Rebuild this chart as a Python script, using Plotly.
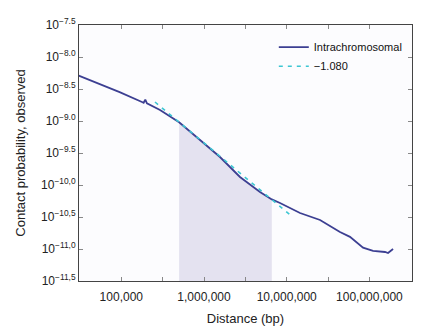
import numpy as np
import plotly.graph_objects as go

# Observed intrachromosomal contact probability (log10 values)
dist_log = [4.464, 4.74, 4.98, 5.25, 5.27, 5.29, 5.31, 5.468, 5.699, 5.952,
            6.193, 6.435, 6.677, 6.82, 6.919, 7.161, 7.403, 7.644, 7.765,
            7.923, 8.044, 8.189, 8.225, 8.286]
prob_log = [-8.281, -8.42, -8.55, -8.703, -8.715, -8.665, -8.725, -8.828, -9.02,
            -9.297, -9.5625, -9.875, -10.11, -10.225, -10.281, -10.4375, -10.547,
            -10.734, -10.81, -10.98, -11.03, -11.047, -11.0625, -11.0]

# Power-law fit (slope -1.080), endpoints
fit_x_log = [5.4075, 7.076]
fit_y_log = [-8.703, -10.505]

# Fit window (shaded), log10 distance
shade_start_log = 5.699
shade_end_log = 6.82

x_tick_logs = [5.0, 5.5, 6.0, 6.5, 7.0, 7.5, 8.0]
x_tick_labels = ["100,000", "", "1,000,000", "", "10,000,000", "", "100,000,000"]
y_tick_logs = [-11.5, -11.0, -10.5, -10.0, -9.5, -9.0, -8.5, -8.0, -7.5]
y_tick_labels = ["10<sup>−11,5</sup>", "10<sup>−11,0</sup>", "10<sup>−10,5</sup>",
                 "10<sup>−10,0</sup>", "10<sup>−9.5</sup>", "10<sup>−9.0</sup>",
                 "10<sup>−8.5</sup>", "10<sup>−8.0</sup>", "10<sup>−7.5</sup>"]

dl = np.array(dist_log)
x = 10 ** dl
y = 10 ** np.array(prob_log)

mask = (dl >= shade_start_log - 1e-6) & (dl <= shade_end_log + 1e-6)
sx = list(x[mask]) + [x[mask][-1], x[mask][0]]
sy = list(y[mask]) + [1e-12, 1e-12]

fig = go.Figure()
fig.add_trace(go.Scatter(x=sx, y=sy, fill="toself", fillcolor="#e4e2f0",
                         line=dict(width=0), mode="lines", showlegend=False,
                         hoverinfo="skip"))
fig.add_trace(go.Scatter(x=x, y=y, mode="lines", name="Intrachromosomal",
                         line=dict(color="#3c3f92", width=1.8)))
fig.add_trace(go.Scatter(x=10 ** np.array(fit_x_log), y=10 ** np.array(fit_y_log),
                         mode="lines", name="−1.080",
                         line=dict(color="#3cc6d2", width=1.6, dash="4px,5px")))

axis_common = dict(showline=True, linecolor="#444", linewidth=1, mirror="ticks",
                   ticks="inside", ticklen=4, tickcolor="#888", showgrid=False,
                   zeroline=False, automargin=False,
                   tickfont=dict(size=12, color="#222",
                                 family="Liberation Sans, Arial, sans-serif"))

fig.update_xaxes(type="log", range=[4.4885, 8.515],
                 tickvals=[10 ** v for v in x_tick_logs], ticktext=x_tick_labels,
                 ticklabelstandoff=5,
                 title=dict(text="Distance (bp)", font=dict(size=13, color="#222"),
                            standoff=10),
                 **axis_common)
fig.update_yaxes(type="log", range=[-11.5, -7.5],
                 tickvals=[10 ** v for v in y_tick_logs], ticktext=y_tick_labels,
                 title=dict(text="Contact probability, observed",
                            font=dict(size=13, color="#222"), standoff=12),
                 **axis_common)

fig.update_layout(
    width=424, height=330,
    margin=dict(l=79, r=12, t=25, b=49),
    paper_bgcolor="white", plot_bgcolor="#fcfcfe",
    font=dict(family="Liberation Sans, Arial, sans-serif", color="#222"),
    legend=dict(x=0.585, y=0.97, xanchor="left", yanchor="top",
                bgcolor="rgba(0,0,0,0)", tracegroupgap=0,
                font=dict(size=11, family="Liberation Sans, Arial, sans-serif",
                          color="#111")),
)

fig.write_html("out.html")
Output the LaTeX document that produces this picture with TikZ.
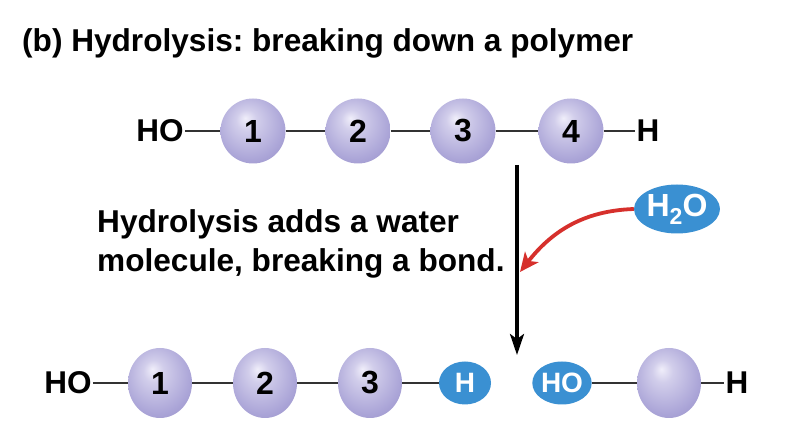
\documentclass[tikz,border=0pt]{standalone}
\usepackage{fontspec}
\setmainfont{Liberation Sans}
\usetikzlibrary{positioning,shapes.geometric,arrows.meta}
\definecolor{ballhi}{RGB}{240,238,250}
\definecolor{ballmid}{RGB}{172,166,216}
\definecolor{balllo}{RGB}{126,118,182}
\definecolor{waterblue}{RGB}{58,144,210}
\definecolor{arrowred}{RGB}{214,48,44}
\pgfdeclareradialshading{molball}{\pgfpoint{-6bp}{10bp}}{color(0bp)=(ballhi); color(8bp)=(ballhi!55!ballmid); color(26bp)=(ballmid); color(50bp)=(balllo)}
\frenchspacing

\begin{document}
\begin{tikzpicture}[x=1pt,y=-1pt,>=Stealth,
  mono/.style={circle, minimum size=65pt, inner sep=0pt, shading=molball,
    font=\fontsize{32}{32}\selectfont\bfseries},
  monob/.style={mono, ellipse, minimum width=64pt, minimum height=70pt},
  grp/.style={ellipse, fill=waterblue, text=white, inner sep=0pt,
    minimum height=43pt, font=\fontsize{28}{28}\selectfont\bfseries},
  endtxt/.style={inner sep=1pt, font=\fontsize{31.5}{31.5}\selectfont\bfseries},
  bond/.style={draw=black!80, line width=1.6pt}]
\useasboundingbox (0,0) rectangle (788,438);
\node[anchor=base west, inner sep=0pt, font=\fontsize{31.6}{31.6}\selectfont\bfseries]
  (title) at (22,52) {(b) Hydrolysis: breaking down a polymer};

% polymer before
\node[endtxt] (tho) at (160,131) {HO};
\foreach \i/\x in {1/253,2/358,3/463,4/571}
  \node[mono] (t\i) at (\x,131) {\i};
\node[endtxt] (th) at (648,131) {H};
\draw[bond] (tho) -- (t1) -- (t2) -- (t3) -- (t4) -- (th);

% reaction
\coordinate (vtop) at (517,165);
\coordinate (vtip) at (517,355);
\draw[->, line width=3.2pt, >={Stealth[length=21pt,width=14pt,inset=5pt]}] (vtop) -- (vtip);
\node[grp, minimum width=71pt, minimum height=49pt, font=\fontsize{32}{32}\selectfont\bfseries]
  (water) at (677,209) {H\raisebox{-8pt}{\fontsize{23}{23}\selectfont 2}O};
\coordinate (hit) at (520,272);
\draw[->, arrowred, line width=3.8pt, >={Stealth[length=19pt,width=17pt,inset=5pt]}]
  (water.west) to[out=182, in=52] (hit);
\node[anchor=base west, align=left, inner sep=0pt,
  font=\fontsize{31.6}{39}\selectfont\bfseries]
  (note) at (97,272) {Hydrolysis adds a water\\molecule, breaking a bond.};

% products
\node[endtxt] (bho) at (68,383) {HO};
\foreach \i/\x in {1/160,2/265,3/370}
  \node[monob] (b\i) at (\x,383) {\i};
\node[grp, minimum width=52pt] (bh) at (465,383) {H};
\node[grp, minimum width=56pt] (bho2) at (562,383) {HO};
\node[monob] (bx) at (669,383) {};
\node[endtxt] (bh2) at (737,383) {H};
\draw[bond] (bho) -- (b1) -- (b2) -- (b3) -- (bh);
\draw[bond] (bho2) -- (bx) -- (bh2);
\end{tikzpicture}
\end{document}
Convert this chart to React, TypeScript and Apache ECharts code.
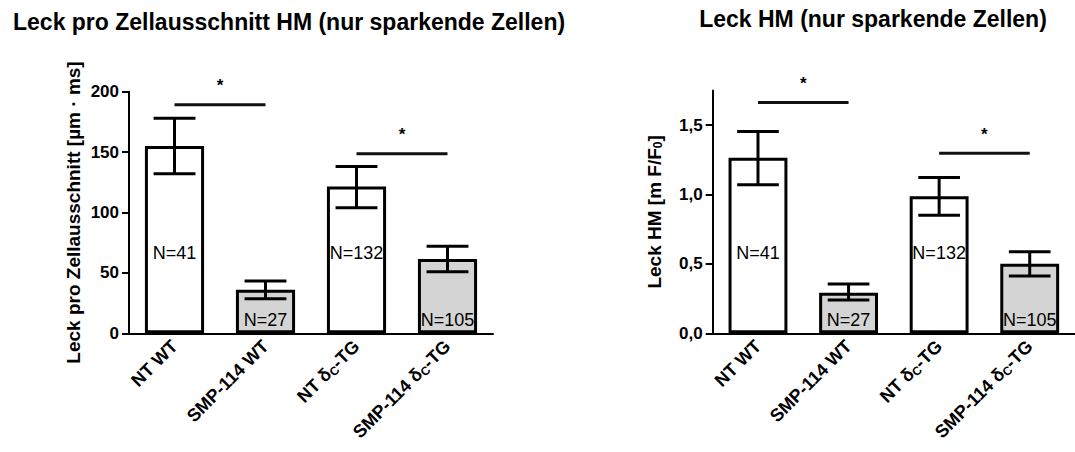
import React, { useEffect, useRef } from "react";
import * as echarts from "echarts";

const FONT = '"Liberation Sans", Arial, Helvetica, sans-serif';

const categories = ["NT WT", "SMP-114 WT", "NT δC-TG", "SMP-114 δC-TG"];
const nLabels = ["N=41", "N=27", "N=132", "N=105"];

// Left chart: Leck pro Zellausschnitt [µm · ms]
const leftMeans = [155, 36, 121.5, 61.5];
const leftErrLow = [132, 28.5, 104, 51];
const leftErrHigh = [178, 43.3, 138, 72];
const leftSig = [
  [0, 1, 189.3],
  [2, 3, 148.6],
];

// Right chart: Leck HM [m F/F0]
const rightMeans = [1.265, 0.292, 0.988, 0.501];
const rightErrLow = [1.07, 0.24, 0.85, 0.413];
const rightErrHigh = [1.454, 0.355, 1.123, 0.588];
const rightSig = [
  [0, 1, 1.663],
  [2, 3, 1.298],
];

const leftTicks = [0, 50, 100, 150, 200];
const rightTicks = [0, 0.5, 1.0, 1.5];

const fmtCat = (v: string) => v.replace("δC", "δ{sub|C}");

const subRich = {
  sub: {
    fontSize: 12,
    fontWeight: "bold",
    fontFamily: FONT,
    color: "#000",
    padding: [8, 0, 0, 0],
    verticalAlign: "bottom",
  },
};

function xAxisFor(gridIndex: number) {
  return {
    type: "category",
    gridIndex,
    data: categories,
    axisLine: { lineStyle: { color: "#000", width: 2 } },
    axisTick: { alignWithLabel: true, length: 6, lineStyle: { color: "#000", width: 2 } },
    axisLabel: {
      rotate: 45,
      interval: 0,
      margin: 10,
      fontSize: 18,
      fontWeight: "bold",
      fontFamily: FONT,
      color: "#000",
      formatter: fmtCat,
      rich: subRich,
    },
    splitLine: { show: false },
  };
}

function errRender(lo: number[], hi: number[]) {
  return (params: any, api: any) => {
    const i = params.dataIndex;
    const pLo = api.coord([i, lo[i]]);
    const pHi = api.coord([i, hi[i]]);
    const hw = api.size([1, 0])[0] * 0.23;
    const st = { stroke: "#000", lineWidth: 3, fill: null };
    return {
      type: "group",
      children: [
        { type: "line", shape: { x1: pLo[0], y1: pLo[1], x2: pHi[0], y2: pHi[1] }, style: st },
        { type: "line", shape: { x1: pLo[0] - hw, y1: pLo[1], x2: pLo[0] + hw, y2: pLo[1] }, style: st },
        { type: "line", shape: { x1: pHi[0] - hw, y1: pHi[1], x2: pHi[0] + hw, y2: pHi[1] }, style: st },
      ],
    };
  };
}

function sigRender(params: any, api: any) {
  const p1 = api.coord([api.value(0), api.value(2)]);
  const p2 = api.coord([api.value(1), api.value(2)]);
  return {
    type: "group",
    children: [
      {
        type: "line",
        shape: { x1: p1[0], y1: p1[1], x2: p2[0], y2: p2[1] },
        style: { stroke: "#111", lineWidth: 3 },
      },
      {
        type: "text",
        x: (p1[0] + p2[0]) / 2,
        y: p1[1] - 19,
        style: {
          text: "*",
          fontSize: 17,
          fontWeight: "bold",
          fontFamily: FONT,
          fill: "#000",
          align: "center",
          verticalAlign: "middle",
        },
      },
    ],
  };
}

function nRender(params: any, api: any) {
  const i = params.dataIndex;
  const p = api.coord([i, 0]);
  const off = i % 2 === 0 ? 80 : 13;
  return {
    type: "text",
    x: p[0],
    y: p[1] - off,
    style: {
      text: nLabels[i],
      fontSize: 18,
      fontFamily: FONT,
      fill: "#000",
      align: "center",
      verticalAlign: "middle",
    },
  };
}

function barSeries(idx: number, means: number[]) {
  return {
    type: "bar",
    xAxisIndex: idx,
    yAxisIndex: idx,
    barWidth: "65%",
    data: means.map((v, i) => ({
      value: v,
      itemStyle: { color: i % 2 === 1 ? "#d4d4d4" : "#ffffff" },
    })),
    itemStyle: { borderColor: "#000", borderWidth: 3 },
    z: 2,
  };
}

function customSeries(idx: number, data: any[], renderItem: any, z: number) {
  return {
    type: "custom",
    xAxisIndex: idx,
    yAxisIndex: idx,
    data,
    renderItem,
    clip: false,
    z,
  };
}

export default function App() {
  const ref = useRef<HTMLDivElement>(null);

  useEffect(() => {
    if (!ref.current) return;
    const chart = echarts.init(ref.current, null, { renderer: "svg" });
    const yLabel = {
      fontSize: 17,
      fontWeight: "bold",
      fontFamily: FONT,
      color: "#000",
      margin: 10,
    };
    const titleStyle = {
      fontSize: 23,
      fontWeight: "bold",
      fontFamily: FONT,
      fill: "#000",
      verticalAlign: "middle",
    };
    const option: any = {
      animation: false,
      backgroundColor: "#fff",
      graphic: [
        {
          type: "text",
          x: 13,
          y: 22,
          style: {
            ...titleStyle,
            text: "Leck pro Zellausschnitt HM (nur sparkende Zellen)",
            align: "left",
          },
        },
        {
          type: "text",
          x: 873,
          y: 19,
          style: {
            ...titleStyle,
            text: "Leck HM (nur sparkende Zellen)",
            align: "center",
          },
        },
      ],
      grid: [
        { left: 129, top: 91.7, width: 364, height: 241.6 },
        { left: 712.7, top: 90.5, width: 365, height: 242.8 },
      ],
      xAxis: [xAxisFor(0), xAxisFor(1)],
      yAxis: [
        {
          type: "value",
          gridIndex: 0,
          min: 0,
          max: 200,
          interval: 50,
          axisLine: { show: true, lineStyle: { color: "#000", width: 2 } },
          axisTick: { show: true, length: 7, lineStyle: { color: "#000", width: 2 }, customValues: leftTicks },
          axisLabel: { ...yLabel, customValues: leftTicks },
          splitLine: { show: false },
          name: "Leck pro Zellausschnitt [µm · ms]",
          nameLocation: "middle",
          nameGap: 46,
          nameRotate: 90,
          nameTextStyle: { fontSize: 19, fontWeight: "bold", fontFamily: FONT, color: "#000" },
        },
        {
          type: "value",
          gridIndex: 1,
          min: 0,
          max: 1.75,
          interval: 0.5,
          axisLine: { show: true, lineStyle: { color: "#000", width: 2 } },
          axisTick: { show: true, length: 7, lineStyle: { color: "#000", width: 2 }, customValues: rightTicks },
          axisLabel: {
            ...yLabel,
            customValues: rightTicks,
            formatter: (v: number) => v.toFixed(1).replace(".", ","),
          },
          splitLine: { show: false },
          name: "Leck HM [m F/F{sub|0}]",
          nameLocation: "middle",
          nameGap: 49,
          nameRotate: 90,
          nameTextStyle: {
            fontSize: 19,
            fontWeight: "bold",
            fontFamily: FONT,
            color: "#000",
            rich: {
              sub: {
                fontSize: 12,
                fontWeight: "bold",
                fontFamily: FONT,
                color: "#000",
                padding: [7, 0, 0, 0],
                verticalAlign: "bottom",
              },
            },
          },
        },
      ],
      series: [
        barSeries(0, leftMeans),
        customSeries(0, leftMeans.map((_, i) => [i, leftErrLow[i], leftErrHigh[i]]), errRender(leftErrLow, leftErrHigh), 3),
        customSeries(0, leftSig, sigRender, 3),
        customSeries(0, nLabels.map((_, i) => [i, 0]), nRender, 4),
        barSeries(1, rightMeans),
        customSeries(1, rightMeans.map((_, i) => [i, rightErrLow[i], rightErrHigh[i]]), errRender(rightErrLow, rightErrHigh), 3),
        customSeries(1, rightSig, sigRender, 3),
        customSeries(1, nLabels.map((_, i) => [i, 0]), nRender, 4),
      ],
    };
    chart.setOption(option);
    return () => chart.dispose();
  }, []);

  return (
    <div
      ref={ref}
      style={{ position: "fixed", left: 0, top: 0, width: 1075, height: 452, background: "#fff" }}
    />
  );
}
══════════════════════════════
• _WHAT THE EXERCISE ASKS_:
Go from the first line of the listing to the line holding "shade_end_log = 6.82" and, please, transcribe those lines exactly, both included, with no pictures.

• _WRITTEN ANSWER_:
Rebuild this chart as a Python script, using Plotly.
import numpy as np
import plotly.graph_objects as go

# Observed intrachromosomal contact probability (log10 values)
dist_log = [4.464, 4.74, 4.98, 5.25, 5.27, 5.29, 5.31, 5.468, 5.699, 5.952,
            6.193, 6.435, 6.677, 6.82, 6.919, 7.161, 7.403, 7.644, 7.765,
            7.923, 8.044, 8.189, 8.225, 8.286]
prob_log = [-8.281, -8.42, -8.55, -8.703, -8.715, -8.665, -8.725, -8.828, -9.02,
            -9.297, -9.5625, -9.875, -10.11, -10.225, -10.281, -10.4375, -10.547,
            -10.734, -10.81, -10.98, -11.03, -11.047, -11.0625, -11.0]

# Power-law fit (slope -1.080), endpoints
fit_x_log = [5.4075, 7.076]
fit_y_log = [-8.703, -10.505]

# Fit window (shaded), log10 distance
shade_start_log = 5.699
shade_end_log = 6.82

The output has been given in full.